# [PROVIDED DATA]
⁂
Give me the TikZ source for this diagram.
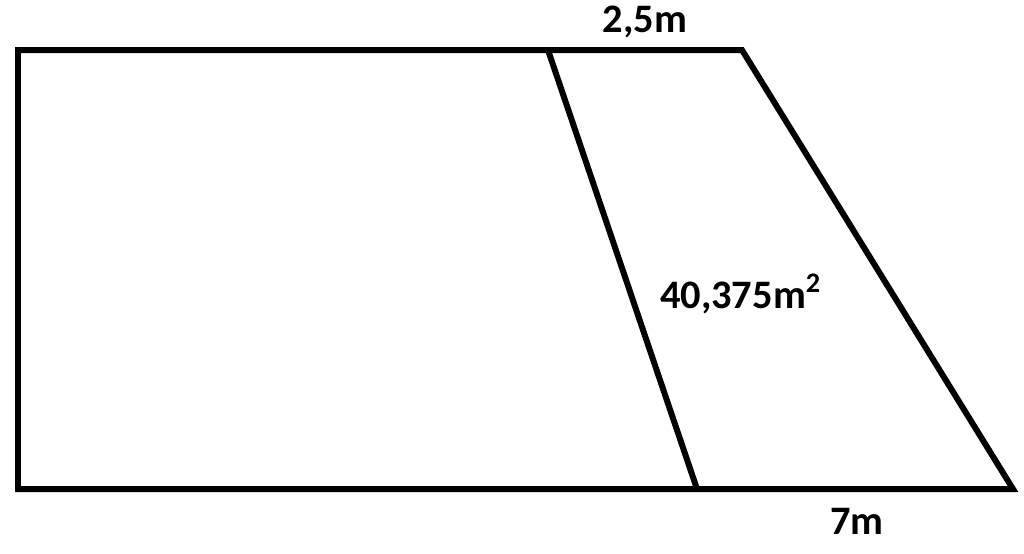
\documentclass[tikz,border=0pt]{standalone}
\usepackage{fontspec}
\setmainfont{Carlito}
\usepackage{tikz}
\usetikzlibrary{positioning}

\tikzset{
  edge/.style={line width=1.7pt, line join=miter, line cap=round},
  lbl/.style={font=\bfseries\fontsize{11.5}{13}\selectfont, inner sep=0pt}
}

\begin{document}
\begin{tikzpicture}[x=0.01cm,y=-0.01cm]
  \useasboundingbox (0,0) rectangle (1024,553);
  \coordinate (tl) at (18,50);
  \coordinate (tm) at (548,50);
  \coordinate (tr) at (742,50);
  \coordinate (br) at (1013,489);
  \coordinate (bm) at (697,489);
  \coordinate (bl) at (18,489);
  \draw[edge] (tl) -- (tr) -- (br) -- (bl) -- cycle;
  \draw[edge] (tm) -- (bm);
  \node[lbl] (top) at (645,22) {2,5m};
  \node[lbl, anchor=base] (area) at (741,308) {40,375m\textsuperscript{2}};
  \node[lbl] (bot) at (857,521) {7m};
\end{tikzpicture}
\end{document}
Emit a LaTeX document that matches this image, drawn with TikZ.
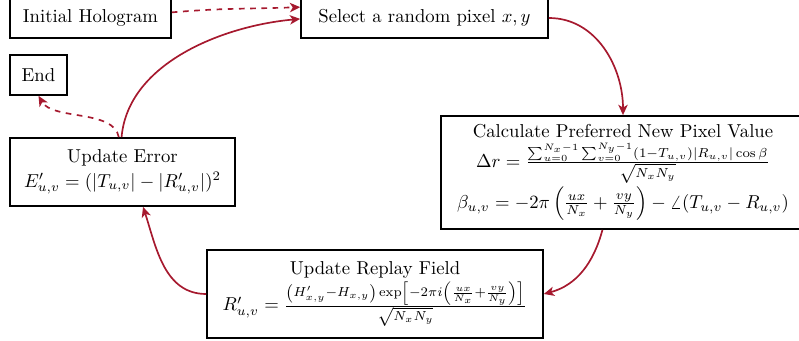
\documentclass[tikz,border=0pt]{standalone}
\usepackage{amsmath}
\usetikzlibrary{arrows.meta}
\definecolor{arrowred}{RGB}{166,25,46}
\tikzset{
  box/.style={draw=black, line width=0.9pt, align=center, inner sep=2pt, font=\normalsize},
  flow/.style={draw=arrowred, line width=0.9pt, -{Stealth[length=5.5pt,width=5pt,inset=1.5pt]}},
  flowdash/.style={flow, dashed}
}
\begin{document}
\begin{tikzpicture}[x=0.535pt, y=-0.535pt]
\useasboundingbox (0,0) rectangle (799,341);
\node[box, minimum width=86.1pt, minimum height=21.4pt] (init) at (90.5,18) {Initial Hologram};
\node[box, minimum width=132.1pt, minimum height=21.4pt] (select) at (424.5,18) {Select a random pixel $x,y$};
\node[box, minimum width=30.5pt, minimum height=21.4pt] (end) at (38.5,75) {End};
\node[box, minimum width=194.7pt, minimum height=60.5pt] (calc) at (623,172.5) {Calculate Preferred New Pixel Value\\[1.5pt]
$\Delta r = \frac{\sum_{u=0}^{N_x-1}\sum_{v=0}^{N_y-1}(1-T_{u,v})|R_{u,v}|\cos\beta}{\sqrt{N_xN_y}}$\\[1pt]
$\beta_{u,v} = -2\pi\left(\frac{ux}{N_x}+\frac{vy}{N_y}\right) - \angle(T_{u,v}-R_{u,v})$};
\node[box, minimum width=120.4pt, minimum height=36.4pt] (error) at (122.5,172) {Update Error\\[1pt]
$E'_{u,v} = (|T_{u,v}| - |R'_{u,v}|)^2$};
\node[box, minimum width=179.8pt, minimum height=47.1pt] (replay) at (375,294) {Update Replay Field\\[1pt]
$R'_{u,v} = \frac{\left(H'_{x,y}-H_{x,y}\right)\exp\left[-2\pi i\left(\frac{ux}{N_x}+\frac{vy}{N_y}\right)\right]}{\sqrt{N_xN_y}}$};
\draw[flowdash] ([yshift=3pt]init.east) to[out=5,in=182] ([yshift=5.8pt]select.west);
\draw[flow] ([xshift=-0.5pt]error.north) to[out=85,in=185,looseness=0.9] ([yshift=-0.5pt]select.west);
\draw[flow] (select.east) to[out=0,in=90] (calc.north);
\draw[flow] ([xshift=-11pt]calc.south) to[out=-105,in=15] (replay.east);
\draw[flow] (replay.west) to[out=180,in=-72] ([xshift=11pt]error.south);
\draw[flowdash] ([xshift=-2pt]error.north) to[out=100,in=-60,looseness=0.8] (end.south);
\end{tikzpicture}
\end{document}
⁂
# [INSTRUCTION]
Nothing but the pictures may be dropped; output the records above exactly.

# [TASK SOLUTION]
Give me the TikZ source for this diagram.
\documentclass[tikz,border=0pt]{standalone}
\usepackage{fontspec}
\setmainfont{Carlito}
\usepackage{tikz}
\usetikzlibrary{positioning}

\tikzset{
  edge/.style={line width=1.7pt, line join=miter, line cap=round},
  lbl/.style={font=\bfseries\fontsize{11.5}{13}\selectfont, inner sep=0pt}
}

\begin{document}
\begin{tikzpicture}[x=0.01cm,y=-0.01cm]
  \useasboundingbox (0,0) rectangle (1024,553);
  \coordinate (tl) at (18,50);
  \coordinate (tm) at (548,50);
  \coordinate (tr) at (742,50);
  \coordinate (br) at (1013,489);
  \coordinate (bm) at (697,489);
  \coordinate (bl) at (18,489);
  \draw[edge] (tl) -- (tr) -- (br) -- (bl) -- cycle;
  \draw[edge] (tm) -- (bm);
  \node[lbl] (top) at (645,22) {2,5m};
  \node[lbl, anchor=base] (area) at (741,308) {40,375m\textsuperscript{2}};
  \node[lbl] (bot) at (857,521) {7m};
\end{tikzpicture}
\end{document}
Emit a LaTeX document that matches this image, drawn with TikZ.
\documentclass[tikz,border=0pt]{standalone}
\usepackage{amsmath}
\usetikzlibrary{arrows.meta}
\definecolor{arrowred}{RGB}{166,25,46}
\tikzset{
  box/.style={draw=black, line width=0.9pt, align=center, inner sep=2pt, font=\normalsize},
  flow/.style={draw=arrowred, line width=0.9pt, -{Stealth[length=5.5pt,width=5pt,inset=1.5pt]}},
  flowdash/.style={flow, dashed}
}
\begin{document}
\begin{tikzpicture}[x=0.535pt, y=-0.535pt]
\useasboundingbox (0,0) rectangle (799,341);
\node[box, minimum width=86.1pt, minimum height=21.4pt] (init) at (90.5,18) {Initial Hologram};
\node[box, minimum width=132.1pt, minimum height=21.4pt] (select) at (424.5,18) {Select a random pixel $x,y$};
\node[box, minimum width=30.5pt, minimum height=21.4pt] (end) at (38.5,75) {End};
\node[box, minimum width=194.7pt, minimum height=60.5pt] (calc) at (623,172.5) {Calculate Preferred New Pixel Value\\[1.5pt]
$\Delta r = \frac{\sum_{u=0}^{N_x-1}\sum_{v=0}^{N_y-1}(1-T_{u,v})|R_{u,v}|\cos\beta}{\sqrt{N_xN_y}}$\\[1pt]
$\beta_{u,v} = -2\pi\left(\frac{ux}{N_x}+\frac{vy}{N_y}\right) - \angle(T_{u,v}-R_{u,v})$};
\node[box, minimum width=120.4pt, minimum height=36.4pt] (error) at (122.5,172) {Update Error\\[1pt]
$E'_{u,v} = (|T_{u,v}| - |R'_{u,v}|)^2$};
\node[box, minimum width=179.8pt, minimum height=47.1pt] (replay) at (375,294) {Update Replay Field\\[1pt]
$R'_{u,v} = \frac{\left(H'_{x,y}-H_{x,y}\right)\exp\left[-2\pi i\left(\frac{ux}{N_x}+\frac{vy}{N_y}\right)\right]}{\sqrt{N_xN_y}}$};
\draw[flowdash] ([yshift=3pt]init.east) to[out=5,in=182] ([yshift=5.8pt]select.west);
\draw[flow] ([xshift=-0.5pt]error.north) to[out=85,in=185,looseness=0.9] ([yshift=-0.5pt]select.west);
\draw[flow] (select.east) to[out=0,in=90] (calc.north);
\draw[flow] ([xshift=-11pt]calc.south) to[out=-105,in=15] (replay.east);
\draw[flow] (replay.west) to[out=180,in=-72] ([xshift=11pt]error.south);
\draw[flowdash] ([xshift=-2pt]error.north) to[out=100,in=-60,looseness=0.8] (end.south);
\end{tikzpicture}
\end{document}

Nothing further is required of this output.